From the forum of the British Medical Journal, writer/researcher/activist Michael J. McFadden highlights the crackpot logic of anti-smoking and the preposterous “passive smoke-related” deaths, showing us the logical conclusions of the claims being made.

He then proceeds by applying the same logic used for passive smoking to passive drinking and – of course – he comes up with a coherent conclusion: “…one would have to accept the necessity of banning alcoholic drinks in restaurants and perhaps even in bars… and the removal of drug use from the visual environment of children and teenagers will make them less likely to become addicted themselves.” Why is that not happening yet? “… There’s no massively funded Antialcohol lobby to run huge epidemiological studies on passive drinking” – right on — “and such studies would be very difficult to design.”

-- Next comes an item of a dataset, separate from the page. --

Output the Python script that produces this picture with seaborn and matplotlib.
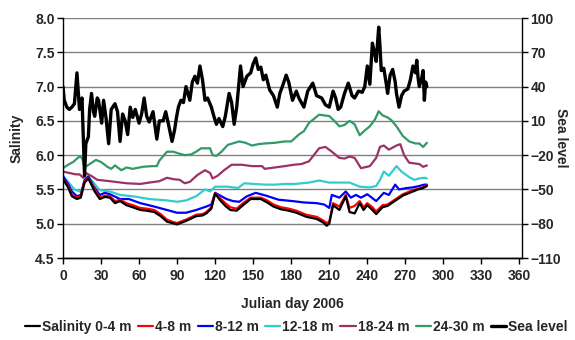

We disagree only on the last point: epidemiological studies on passive drinking are extremely easy to design: all it takes is questionnaires on vague memories of exposure, exactly as happens for passive smoke studies – and, of course, heavy pharmaceutical funding and political lobbying. No worries, Mr. McFadden: Big Pharma and “public health” are working on that … just give them time, not even Nazi Germany was built in a day! When it comes to what “public health” has become, the golden rule applies: what’s used to express an absurdity today will be the law tomorrow. Until we start taking positive, direct action against this ideology, that is.